The first few weeks of January typically bring a number of patients who are wanting help with their New Year’s resolutions. I enjoy these visits because they give me a chance to talk about SMART goals. In medicine, we have developed a way of setting goals to improve patient safety and quality of care. This method is very easily transferred to everyday life. SMART stands for Specific, Measurable, Achievable, Relevant, and Time-bound. Setting your goal with these five factors can significantly improve your likelihood of achieving that goal. Let’s talk through each step.

Specific: This should be as detailed as you feel is necessary. We should substitute saying, “I want to lose weight,” to “I want to lose 10 lbs.” Other specific goals could be “I will pay off $5,000 of credit card debt” or “I will read one nonfiction book every three months.”

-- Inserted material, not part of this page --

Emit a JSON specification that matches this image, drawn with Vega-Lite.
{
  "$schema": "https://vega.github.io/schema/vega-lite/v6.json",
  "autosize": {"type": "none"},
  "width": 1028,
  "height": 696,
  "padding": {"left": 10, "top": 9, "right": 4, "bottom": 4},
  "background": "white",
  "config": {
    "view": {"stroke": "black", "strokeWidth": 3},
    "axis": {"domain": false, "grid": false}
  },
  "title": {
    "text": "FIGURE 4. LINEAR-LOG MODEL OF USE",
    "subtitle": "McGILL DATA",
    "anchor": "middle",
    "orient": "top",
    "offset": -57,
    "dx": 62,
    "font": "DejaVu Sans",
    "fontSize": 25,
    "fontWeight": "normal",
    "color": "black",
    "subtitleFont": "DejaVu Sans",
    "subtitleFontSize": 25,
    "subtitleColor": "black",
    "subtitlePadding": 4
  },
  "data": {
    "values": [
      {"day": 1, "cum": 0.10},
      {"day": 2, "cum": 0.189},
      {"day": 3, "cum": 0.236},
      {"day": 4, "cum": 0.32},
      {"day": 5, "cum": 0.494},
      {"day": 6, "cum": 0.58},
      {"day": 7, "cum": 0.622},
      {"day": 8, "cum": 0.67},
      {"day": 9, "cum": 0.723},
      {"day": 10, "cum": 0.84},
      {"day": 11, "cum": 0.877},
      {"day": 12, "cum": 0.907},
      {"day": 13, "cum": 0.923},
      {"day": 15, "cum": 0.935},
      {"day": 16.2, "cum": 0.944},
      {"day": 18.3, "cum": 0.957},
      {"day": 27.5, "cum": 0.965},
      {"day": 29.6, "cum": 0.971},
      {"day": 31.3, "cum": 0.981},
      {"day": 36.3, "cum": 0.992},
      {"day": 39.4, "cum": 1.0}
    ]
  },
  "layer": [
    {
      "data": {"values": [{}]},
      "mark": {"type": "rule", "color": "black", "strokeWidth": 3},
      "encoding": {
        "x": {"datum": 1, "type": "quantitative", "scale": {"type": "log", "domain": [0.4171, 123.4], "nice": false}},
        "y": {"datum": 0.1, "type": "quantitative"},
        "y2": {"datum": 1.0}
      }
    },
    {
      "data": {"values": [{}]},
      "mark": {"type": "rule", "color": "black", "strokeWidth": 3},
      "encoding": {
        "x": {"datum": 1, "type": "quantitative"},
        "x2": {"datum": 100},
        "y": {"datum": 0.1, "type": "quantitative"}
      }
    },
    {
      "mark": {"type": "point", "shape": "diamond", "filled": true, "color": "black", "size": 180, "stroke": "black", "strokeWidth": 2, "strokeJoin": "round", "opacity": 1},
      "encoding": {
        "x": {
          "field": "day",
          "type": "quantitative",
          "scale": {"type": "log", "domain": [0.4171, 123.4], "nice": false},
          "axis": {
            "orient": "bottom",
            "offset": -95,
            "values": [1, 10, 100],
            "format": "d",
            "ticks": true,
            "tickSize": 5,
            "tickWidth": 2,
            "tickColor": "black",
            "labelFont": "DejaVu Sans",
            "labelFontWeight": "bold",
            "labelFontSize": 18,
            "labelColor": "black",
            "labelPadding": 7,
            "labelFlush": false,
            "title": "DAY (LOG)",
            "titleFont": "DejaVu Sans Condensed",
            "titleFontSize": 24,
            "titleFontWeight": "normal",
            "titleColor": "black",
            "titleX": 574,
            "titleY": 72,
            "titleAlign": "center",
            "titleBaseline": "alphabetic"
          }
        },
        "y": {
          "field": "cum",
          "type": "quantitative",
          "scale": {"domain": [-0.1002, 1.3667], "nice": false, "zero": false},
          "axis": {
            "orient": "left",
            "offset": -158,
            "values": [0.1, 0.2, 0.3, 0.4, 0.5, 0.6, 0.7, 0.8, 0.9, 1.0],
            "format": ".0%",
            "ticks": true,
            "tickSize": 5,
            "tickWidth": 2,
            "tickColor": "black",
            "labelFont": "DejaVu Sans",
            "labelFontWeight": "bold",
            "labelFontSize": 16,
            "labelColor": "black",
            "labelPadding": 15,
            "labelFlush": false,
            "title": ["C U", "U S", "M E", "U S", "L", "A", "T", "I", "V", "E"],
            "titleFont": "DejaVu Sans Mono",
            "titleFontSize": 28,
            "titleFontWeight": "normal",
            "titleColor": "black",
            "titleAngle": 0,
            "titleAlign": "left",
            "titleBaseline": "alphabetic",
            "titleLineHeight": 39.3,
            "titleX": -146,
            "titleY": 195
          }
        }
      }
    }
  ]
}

Measurable: Whatever your goal is, it needs to be measurable. You should even consider writing out how you will measure your goal. Whether that is keeping a log of your weight or a monthly review of how much money you put into savings, set up a way to track your work.

Achievable: This one is fairly self-explanatory. Your goal should be something you know you can do. It’s okay to set a new goal once you’ve met your initial goal. Sometimes having achievement with a number of small goals helps to keep up motivation.

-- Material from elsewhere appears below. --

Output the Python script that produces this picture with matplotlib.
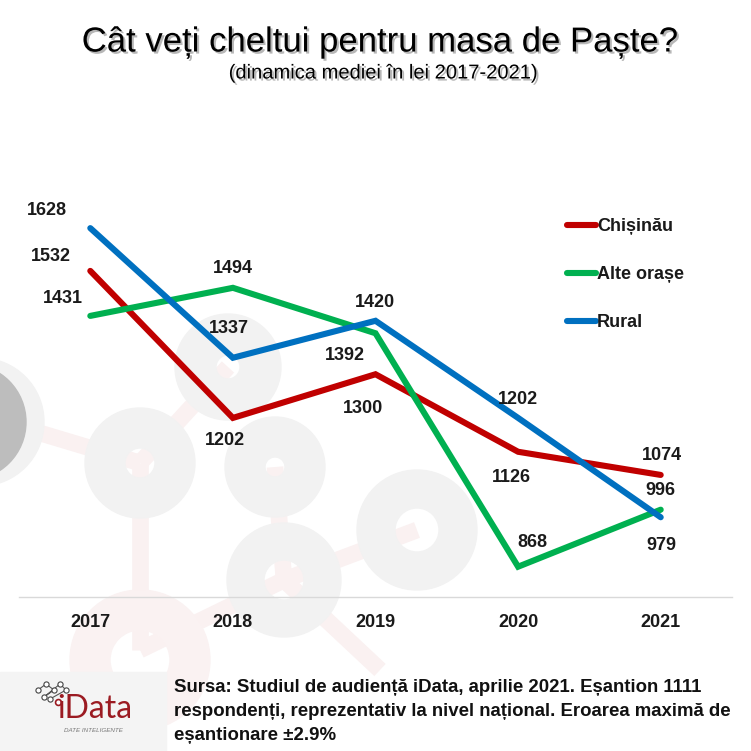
import numpy as np
import matplotlib
matplotlib.use("Agg")
import matplotlib.pyplot as plt
import matplotlib.patheffects as pe
from matplotlib.patches import Wedge, Circle, Rectangle

# Data
years = ["2017", "2018", "2019", "2020", "2021"]
chisinau = [1532, 1202, 1300, 1126, 1074]
alte_orase = [1431, 1494, 1392, 868, 996]
rural = [1628, 1337, 1420, 1202, 979]
series_names = ["Chișinău", "Alte orașe", "Rural"]

title = "Cât veți cheltui pentru masa de Paște?"
subtitle = "(dinamica mediei în lei 2017-2021)"
source_lines = [
    "Sursa: Studiul de audiență iData, aprilie 2021. Eșantion 1111",
    "respondenți, reprezentativ la nivel național. Eroarea maximă de",
    "eșantionare ±2.9%",
]

# Label offsets in pixels (dx, dy, y downwards)
label_offsets = [
    [(-39, -14), (-8, 23), (-13, 34), (-7, 26), (1, -19)],
    [(-27, -17), (0, -19), (-31, 22), (14, -24), (0, -19)],
    [(-43, -18), (-4, -29), (-1, -18), (0, -18), (1, 28)],
]
colors = ["#c00000", "#00b050", "#0070c0"]

W = 751
FONT = ["Liberation Sans", "DejaVu Sans"]
plt.rcParams["font.family"] = FONT

fig = plt.figure(figsize=(7.51, 7.51), dpi=100)
fig.patch.set_facecolor("white")

# Background watermark (pixel coordinates)
bg = fig.add_axes([0, 0, 1, 1], zorder=0)
bg.set_xlim(0, W)
bg.set_ylim(W, 0)
bg.axis("off")

pink = "#faf1f1"
grey = "#f2f2f2"
connectors = [
    ((30, 430), (140, 463)),
    ((140, 463), (228, 367)),
    ((140, 463), (140, 650)),
    ((275, 467), (284, 580)),
    ((284, 580), (417, 530)),
    ((284, 580), (380, 670)),
    ((140, 650), (284, 580)),
]
for (x0, y0), (x1, y1) in connectors:
    bg.plot([x0, x1], [y0, y1], color=pink, lw=12, solid_capstyle="butt", zorder=0)

rings = [
    ((-20, 422), 64, 0, grey),
    ((228, 367), 53, 12, grey),
    ((140, 463), 55, 15, grey),
    ((275, 467), 50, 10, grey),
    ((417, 530), 60, 22, grey),
    ((284, 580), 57, 20, grey),
    ((140, 660), 70, 30, "#faf2f2"),
]
for c, r, h, col in rings:
    bg.add_patch(Wedge(c, r, 0, 360, width=r - h, color=col, zorder=1))
bg.add_patch(Circle((-32, 422), 58, color="#bdbdbd", zorder=2))

# Logo box
bg.add_patch(Rectangle((0, 672), 166, 80, color="#f4f4f4", zorder=3))
fig.text(95 / W, 1 - 709 / W, "iData", color="#9b1b22", fontsize=23,
         family=["Lato", "DejaVu Sans"], ha="center", va="center", zorder=5)
fig.text(93 / W, 1 - 731 / W, "DATE INTELIGENTE", color="#777777", fontsize=4.5,
         style="italic", ha="center", va="center", zorder=5)
mol_x = [38, 46, 54, 44, 60, 66, 50]
mol_y = [690, 684, 690, 697, 684, 690, 699]
bg.plot(mol_x, mol_y, color="#555555", lw=0.8, zorder=4)
bg.scatter(mol_x, mol_y, s=14, facecolor="white", edgecolor="#444444", lw=0.8, zorder=5)
bg.scatter([58], [702], s=18, facecolor="white", edgecolor="#9b1b22", lw=1.2, zorder=5)

# Main chart
ax = fig.add_axes([19 / W, (W - 597) / W, 713 / W, (597 - 151.5) / W], zorder=2)
ax.patch.set_alpha(0)
x = np.arange(len(years))
for vals, name, col, offs in zip([chisinau, alte_orase, rural], series_names, colors, label_offsets):
    ax.plot(x, vals, color=col, lw=4.4, solid_capstyle="round", solid_joinstyle="miter",
            label=name)
    for xi, v, (dx, dy) in zip(x, vals, offs):
        ax.annotate(str(v), (xi, v), xytext=(dx, -dy), textcoords="offset pixels",
                    ha="center", va="center", fontsize=13, fontweight="bold", color="#1a1a1a")

ax.set_xlim(-0.5, 4.5)
ax.set_ylim(800, 1800)
ax.set_xticks(x)
ax.set_xticklabels(years, fontsize=13, fontweight="bold", color="#1a1a1a")
ax.set_yticks([])
ax.tick_params(axis="x", length=0, pad=12)
for s in ["top", "right", "left"]:
    ax.spines[s].set_visible(False)
ax.spines["bottom"].set_color("#d9d9d9")
ax.spines["bottom"].set_linewidth(1)

leg = fig.legend(loc="upper left", bbox_to_anchor=(567 / W, 1 - 218 / W), frameon=False,
                 borderaxespad=0, borderpad=0, handlelength=1.6, handletextpad=0.05,
                 labelspacing=1.72, prop={"size": 13, "weight": "bold"})
for t in leg.get_texts():
    t.set_color("#1a1a1a")

# Titles
shadow = [pe.SimplePatchShadow(offset=(1.5, -1.5), shadow_rgbFace="#888888", alpha=0.6), pe.Normal()]
fig.text(380 / W, 1 - 42 / W, title, fontsize=25, ha="center", va="center",
         color="black", path_effects=shadow)
fig.text(383 / W, 1 - 73 / W, subtitle, fontsize=14.5, ha="center", va="center",
         color="black", path_effects=shadow)

# Source
for i, line in enumerate(source_lines):
    fig.text(174 / W, 1 - (688 + 23.5 * i) / W, line, fontsize=13.4, fontweight="bold",
             ha="left", va="center", color="#111111")

fig.savefig("out.png", dpi=100)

Relevant: Your goal should be something that is important to you. If you aren’t a big reader, reading one book a month may not be the right goal. In this world of multitasking, staying focused on one major goal can be difficult. Pick the one that is most relevant to your circumstances, and do it.

Time-bound: Set a timeline for when the goal should be completed. How else can you measure your success, if you don’t set up a way for you to succeed? Whether the goal is one month or one year, an end date is essential.

Go back and read my new year resolution. How did I do? Now make your own, write it down, and share it with someone to help keep you accountable. Good luck!

Dr. Samuel Mathis is an Assistant Professor in UTMB’s Family Medicine Department.